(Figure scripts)

┌──

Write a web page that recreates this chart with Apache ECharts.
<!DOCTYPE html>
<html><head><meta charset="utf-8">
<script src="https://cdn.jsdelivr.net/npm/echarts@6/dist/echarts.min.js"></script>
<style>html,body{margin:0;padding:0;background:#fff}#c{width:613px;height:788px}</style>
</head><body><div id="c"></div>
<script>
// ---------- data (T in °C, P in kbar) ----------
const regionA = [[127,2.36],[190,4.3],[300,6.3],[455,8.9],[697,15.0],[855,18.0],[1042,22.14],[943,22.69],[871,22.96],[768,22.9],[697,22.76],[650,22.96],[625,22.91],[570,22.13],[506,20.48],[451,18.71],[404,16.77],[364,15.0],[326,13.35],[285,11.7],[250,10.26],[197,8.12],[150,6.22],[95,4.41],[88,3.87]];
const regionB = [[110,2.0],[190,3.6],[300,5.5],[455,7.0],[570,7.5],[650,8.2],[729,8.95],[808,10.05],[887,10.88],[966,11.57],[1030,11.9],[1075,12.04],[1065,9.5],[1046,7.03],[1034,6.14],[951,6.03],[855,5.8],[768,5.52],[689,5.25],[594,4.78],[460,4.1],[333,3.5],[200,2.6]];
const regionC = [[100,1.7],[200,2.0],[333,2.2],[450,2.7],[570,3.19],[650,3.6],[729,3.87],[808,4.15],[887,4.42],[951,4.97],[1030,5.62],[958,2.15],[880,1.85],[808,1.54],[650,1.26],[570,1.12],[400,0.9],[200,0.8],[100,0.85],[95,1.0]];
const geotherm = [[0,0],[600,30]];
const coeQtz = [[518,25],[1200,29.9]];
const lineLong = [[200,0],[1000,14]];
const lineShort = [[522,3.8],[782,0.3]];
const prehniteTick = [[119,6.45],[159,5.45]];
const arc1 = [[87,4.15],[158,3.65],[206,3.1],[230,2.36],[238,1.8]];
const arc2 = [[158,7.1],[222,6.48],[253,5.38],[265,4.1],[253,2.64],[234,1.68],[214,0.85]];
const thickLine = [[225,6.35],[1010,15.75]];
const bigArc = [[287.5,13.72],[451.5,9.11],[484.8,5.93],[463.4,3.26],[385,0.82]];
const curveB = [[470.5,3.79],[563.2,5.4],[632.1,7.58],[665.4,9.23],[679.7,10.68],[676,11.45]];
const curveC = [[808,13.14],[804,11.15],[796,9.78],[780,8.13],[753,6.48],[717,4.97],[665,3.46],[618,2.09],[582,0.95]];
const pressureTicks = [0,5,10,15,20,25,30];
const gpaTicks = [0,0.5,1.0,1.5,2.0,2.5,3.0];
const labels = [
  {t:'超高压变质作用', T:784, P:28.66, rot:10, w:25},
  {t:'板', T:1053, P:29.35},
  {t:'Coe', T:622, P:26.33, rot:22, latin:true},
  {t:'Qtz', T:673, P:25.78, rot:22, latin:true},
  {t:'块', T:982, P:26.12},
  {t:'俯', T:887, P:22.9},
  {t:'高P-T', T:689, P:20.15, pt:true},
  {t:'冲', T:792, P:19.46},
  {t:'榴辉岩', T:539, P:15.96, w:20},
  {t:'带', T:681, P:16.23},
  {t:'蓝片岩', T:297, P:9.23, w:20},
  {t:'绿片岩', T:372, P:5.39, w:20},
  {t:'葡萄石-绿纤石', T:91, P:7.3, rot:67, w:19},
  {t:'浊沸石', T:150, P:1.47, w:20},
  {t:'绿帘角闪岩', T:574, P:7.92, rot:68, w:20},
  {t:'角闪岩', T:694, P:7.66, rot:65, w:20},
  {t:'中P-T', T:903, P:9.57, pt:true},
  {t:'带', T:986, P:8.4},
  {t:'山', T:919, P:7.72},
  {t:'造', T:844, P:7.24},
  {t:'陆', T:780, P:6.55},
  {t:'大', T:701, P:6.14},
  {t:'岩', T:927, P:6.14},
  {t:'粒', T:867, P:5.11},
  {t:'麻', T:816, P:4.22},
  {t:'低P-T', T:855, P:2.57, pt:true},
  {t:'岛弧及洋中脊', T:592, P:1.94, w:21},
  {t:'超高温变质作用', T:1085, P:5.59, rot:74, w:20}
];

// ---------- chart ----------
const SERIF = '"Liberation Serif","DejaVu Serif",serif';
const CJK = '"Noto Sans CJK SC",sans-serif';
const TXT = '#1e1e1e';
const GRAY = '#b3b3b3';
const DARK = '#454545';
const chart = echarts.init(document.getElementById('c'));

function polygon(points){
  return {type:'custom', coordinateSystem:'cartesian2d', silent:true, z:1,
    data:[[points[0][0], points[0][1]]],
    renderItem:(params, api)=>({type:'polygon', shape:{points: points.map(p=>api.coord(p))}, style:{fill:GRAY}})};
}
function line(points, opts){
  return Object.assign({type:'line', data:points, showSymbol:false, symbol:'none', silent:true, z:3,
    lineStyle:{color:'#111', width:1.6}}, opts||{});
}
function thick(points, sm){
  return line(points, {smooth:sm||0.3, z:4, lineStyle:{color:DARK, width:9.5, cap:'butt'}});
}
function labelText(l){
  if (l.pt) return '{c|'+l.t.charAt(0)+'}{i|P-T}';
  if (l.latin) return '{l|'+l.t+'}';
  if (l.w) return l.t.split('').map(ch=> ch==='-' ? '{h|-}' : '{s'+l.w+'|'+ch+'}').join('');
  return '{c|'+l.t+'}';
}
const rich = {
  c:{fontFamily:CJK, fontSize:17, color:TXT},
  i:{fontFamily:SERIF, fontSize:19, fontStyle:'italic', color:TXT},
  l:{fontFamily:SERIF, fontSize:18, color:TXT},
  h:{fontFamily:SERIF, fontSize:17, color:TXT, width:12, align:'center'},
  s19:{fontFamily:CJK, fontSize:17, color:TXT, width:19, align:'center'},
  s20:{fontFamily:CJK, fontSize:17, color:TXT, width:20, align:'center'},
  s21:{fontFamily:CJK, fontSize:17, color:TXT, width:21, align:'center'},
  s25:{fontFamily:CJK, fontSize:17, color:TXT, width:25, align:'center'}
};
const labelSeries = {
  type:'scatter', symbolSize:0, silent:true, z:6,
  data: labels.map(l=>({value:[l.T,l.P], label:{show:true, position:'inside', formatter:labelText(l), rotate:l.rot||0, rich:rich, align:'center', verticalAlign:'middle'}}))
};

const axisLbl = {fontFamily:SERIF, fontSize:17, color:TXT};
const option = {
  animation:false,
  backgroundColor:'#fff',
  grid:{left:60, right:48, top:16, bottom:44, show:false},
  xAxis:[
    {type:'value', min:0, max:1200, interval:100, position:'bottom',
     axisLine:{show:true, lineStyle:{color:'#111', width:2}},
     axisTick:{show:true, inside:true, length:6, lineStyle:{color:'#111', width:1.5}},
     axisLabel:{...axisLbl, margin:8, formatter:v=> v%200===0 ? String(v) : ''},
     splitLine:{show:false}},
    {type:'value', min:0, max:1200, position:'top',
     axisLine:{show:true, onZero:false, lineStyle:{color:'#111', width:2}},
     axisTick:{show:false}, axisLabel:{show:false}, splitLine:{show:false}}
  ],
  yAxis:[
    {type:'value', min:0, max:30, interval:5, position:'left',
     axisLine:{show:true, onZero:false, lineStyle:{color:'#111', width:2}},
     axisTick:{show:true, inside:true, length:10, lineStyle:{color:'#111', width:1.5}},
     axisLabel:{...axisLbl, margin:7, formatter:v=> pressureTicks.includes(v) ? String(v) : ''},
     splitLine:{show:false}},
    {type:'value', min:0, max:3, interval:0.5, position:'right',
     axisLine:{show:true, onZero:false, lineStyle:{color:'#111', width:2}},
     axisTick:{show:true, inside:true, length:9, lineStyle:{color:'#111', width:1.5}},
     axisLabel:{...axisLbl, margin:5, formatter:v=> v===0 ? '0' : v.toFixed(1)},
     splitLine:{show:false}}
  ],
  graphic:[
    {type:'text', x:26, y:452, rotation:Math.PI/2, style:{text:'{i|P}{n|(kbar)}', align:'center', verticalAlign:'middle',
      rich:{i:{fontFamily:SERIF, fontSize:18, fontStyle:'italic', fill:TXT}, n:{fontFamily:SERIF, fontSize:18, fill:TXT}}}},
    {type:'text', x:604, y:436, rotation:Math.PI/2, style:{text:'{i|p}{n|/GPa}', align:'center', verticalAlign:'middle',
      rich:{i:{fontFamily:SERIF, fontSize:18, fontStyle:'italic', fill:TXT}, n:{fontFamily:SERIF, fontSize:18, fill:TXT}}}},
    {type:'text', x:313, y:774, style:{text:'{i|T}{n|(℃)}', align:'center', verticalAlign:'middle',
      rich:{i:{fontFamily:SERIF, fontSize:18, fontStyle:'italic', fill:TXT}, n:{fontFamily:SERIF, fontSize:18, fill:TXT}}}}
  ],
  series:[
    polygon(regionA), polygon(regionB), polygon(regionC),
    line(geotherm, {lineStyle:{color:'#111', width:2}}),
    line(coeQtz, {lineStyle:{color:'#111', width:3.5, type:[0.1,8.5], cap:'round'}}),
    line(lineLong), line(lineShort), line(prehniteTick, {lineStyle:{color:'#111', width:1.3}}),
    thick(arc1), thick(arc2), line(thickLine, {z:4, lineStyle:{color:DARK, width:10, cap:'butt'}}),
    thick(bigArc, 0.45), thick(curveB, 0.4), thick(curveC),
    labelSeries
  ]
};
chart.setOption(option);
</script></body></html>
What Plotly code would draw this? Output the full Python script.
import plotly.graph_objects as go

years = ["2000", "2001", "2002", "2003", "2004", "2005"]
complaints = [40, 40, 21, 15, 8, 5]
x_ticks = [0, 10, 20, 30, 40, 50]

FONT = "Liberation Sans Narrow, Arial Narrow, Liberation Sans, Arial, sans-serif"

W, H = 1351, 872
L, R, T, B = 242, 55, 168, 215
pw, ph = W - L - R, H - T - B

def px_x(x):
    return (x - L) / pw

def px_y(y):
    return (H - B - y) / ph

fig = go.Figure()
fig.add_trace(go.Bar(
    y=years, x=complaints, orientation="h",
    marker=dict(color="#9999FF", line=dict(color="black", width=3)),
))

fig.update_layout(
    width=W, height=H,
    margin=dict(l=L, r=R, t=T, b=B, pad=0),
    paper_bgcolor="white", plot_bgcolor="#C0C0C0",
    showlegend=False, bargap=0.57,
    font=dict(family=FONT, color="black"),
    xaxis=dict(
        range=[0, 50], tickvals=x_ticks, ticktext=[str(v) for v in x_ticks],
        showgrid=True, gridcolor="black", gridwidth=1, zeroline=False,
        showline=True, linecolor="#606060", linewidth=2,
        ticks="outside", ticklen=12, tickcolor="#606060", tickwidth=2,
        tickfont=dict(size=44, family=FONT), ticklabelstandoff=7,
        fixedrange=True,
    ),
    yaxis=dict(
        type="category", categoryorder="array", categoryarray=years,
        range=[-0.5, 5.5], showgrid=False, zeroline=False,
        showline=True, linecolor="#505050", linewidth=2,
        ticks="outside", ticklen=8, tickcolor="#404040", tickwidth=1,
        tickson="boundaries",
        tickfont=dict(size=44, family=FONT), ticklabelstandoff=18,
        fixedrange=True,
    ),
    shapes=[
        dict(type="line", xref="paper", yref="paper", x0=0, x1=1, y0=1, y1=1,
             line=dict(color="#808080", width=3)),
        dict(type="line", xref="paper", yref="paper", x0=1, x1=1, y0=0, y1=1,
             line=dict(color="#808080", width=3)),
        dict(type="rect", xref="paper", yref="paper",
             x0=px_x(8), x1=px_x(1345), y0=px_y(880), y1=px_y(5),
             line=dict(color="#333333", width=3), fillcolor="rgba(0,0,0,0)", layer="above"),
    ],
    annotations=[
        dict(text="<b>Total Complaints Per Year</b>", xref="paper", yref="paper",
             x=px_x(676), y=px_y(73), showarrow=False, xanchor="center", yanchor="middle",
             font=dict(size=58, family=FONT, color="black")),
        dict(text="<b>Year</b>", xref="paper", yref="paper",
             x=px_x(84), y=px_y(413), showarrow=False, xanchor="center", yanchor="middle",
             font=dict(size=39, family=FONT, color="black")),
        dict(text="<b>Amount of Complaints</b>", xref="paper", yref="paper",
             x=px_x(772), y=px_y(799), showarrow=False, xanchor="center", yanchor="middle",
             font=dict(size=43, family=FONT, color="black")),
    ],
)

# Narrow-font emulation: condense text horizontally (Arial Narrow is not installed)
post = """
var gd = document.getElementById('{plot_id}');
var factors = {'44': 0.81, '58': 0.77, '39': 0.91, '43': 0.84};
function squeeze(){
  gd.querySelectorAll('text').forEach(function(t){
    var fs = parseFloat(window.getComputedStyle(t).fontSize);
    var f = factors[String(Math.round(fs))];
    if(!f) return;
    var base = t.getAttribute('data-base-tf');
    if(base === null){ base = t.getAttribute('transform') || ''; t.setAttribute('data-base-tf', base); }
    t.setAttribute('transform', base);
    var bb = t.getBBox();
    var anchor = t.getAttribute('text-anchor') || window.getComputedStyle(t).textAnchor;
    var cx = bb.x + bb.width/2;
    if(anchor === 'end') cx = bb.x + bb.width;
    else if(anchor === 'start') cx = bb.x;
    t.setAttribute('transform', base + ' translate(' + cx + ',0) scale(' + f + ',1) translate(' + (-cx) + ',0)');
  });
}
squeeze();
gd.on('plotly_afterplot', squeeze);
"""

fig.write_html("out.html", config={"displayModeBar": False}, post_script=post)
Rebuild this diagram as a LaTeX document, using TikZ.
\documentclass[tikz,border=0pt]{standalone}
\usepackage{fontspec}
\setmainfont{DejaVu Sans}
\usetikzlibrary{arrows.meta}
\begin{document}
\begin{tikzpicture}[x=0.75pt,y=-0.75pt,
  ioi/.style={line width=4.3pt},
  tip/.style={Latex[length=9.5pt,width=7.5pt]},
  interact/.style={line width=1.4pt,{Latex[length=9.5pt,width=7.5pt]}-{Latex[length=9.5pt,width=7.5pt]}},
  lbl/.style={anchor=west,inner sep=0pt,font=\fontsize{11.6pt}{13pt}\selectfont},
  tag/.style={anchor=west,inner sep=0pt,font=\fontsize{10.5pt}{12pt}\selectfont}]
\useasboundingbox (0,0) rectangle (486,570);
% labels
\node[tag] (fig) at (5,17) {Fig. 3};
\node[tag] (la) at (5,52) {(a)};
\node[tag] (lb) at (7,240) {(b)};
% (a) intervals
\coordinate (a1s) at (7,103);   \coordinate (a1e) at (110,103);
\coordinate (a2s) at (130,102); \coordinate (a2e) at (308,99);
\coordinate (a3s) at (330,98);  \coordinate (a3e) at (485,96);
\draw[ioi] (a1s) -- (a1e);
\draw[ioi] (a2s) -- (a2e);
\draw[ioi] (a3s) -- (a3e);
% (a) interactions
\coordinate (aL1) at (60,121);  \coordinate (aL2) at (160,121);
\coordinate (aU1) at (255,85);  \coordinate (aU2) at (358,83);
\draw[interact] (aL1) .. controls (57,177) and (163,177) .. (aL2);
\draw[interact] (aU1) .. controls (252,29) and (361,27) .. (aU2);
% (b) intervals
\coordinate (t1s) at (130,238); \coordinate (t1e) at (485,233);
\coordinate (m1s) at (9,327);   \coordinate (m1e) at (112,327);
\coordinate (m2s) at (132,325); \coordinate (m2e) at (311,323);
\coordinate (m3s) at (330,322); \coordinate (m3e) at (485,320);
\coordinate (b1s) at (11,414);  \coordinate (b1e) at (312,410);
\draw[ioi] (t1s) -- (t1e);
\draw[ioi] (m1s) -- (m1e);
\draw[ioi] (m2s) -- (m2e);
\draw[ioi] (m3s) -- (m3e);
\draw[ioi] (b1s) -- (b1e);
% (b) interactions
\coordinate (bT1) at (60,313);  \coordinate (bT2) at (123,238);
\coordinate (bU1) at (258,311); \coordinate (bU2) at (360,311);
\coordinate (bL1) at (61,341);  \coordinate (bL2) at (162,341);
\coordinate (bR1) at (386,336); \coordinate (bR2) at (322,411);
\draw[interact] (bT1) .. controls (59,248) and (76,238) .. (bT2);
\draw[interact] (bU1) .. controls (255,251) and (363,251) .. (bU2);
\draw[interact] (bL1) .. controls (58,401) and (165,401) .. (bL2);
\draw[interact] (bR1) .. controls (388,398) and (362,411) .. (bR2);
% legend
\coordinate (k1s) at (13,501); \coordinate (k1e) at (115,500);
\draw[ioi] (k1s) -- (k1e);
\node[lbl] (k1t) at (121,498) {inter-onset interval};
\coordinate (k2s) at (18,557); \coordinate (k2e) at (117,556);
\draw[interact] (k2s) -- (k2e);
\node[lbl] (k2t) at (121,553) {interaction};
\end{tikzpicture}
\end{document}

└──

→ AIM OF THE TASK:
Set down exactly the lines from the line that contains "What Plotly code" to the line that contains "x_ticks = [0, 10, 20, 30, 40, 50]", both lines included, and nothing more.

→ EXPECTED ANSWER:
What Plotly code would draw this? Output the full Python script.
import plotly.graph_objects as go

years = ["2000", "2001", "2002", "2003", "2004", "2005"]
complaints = [40, 40, 21, 15, 8, 5]
x_ticks = [0, 10, 20, 30, 40, 50]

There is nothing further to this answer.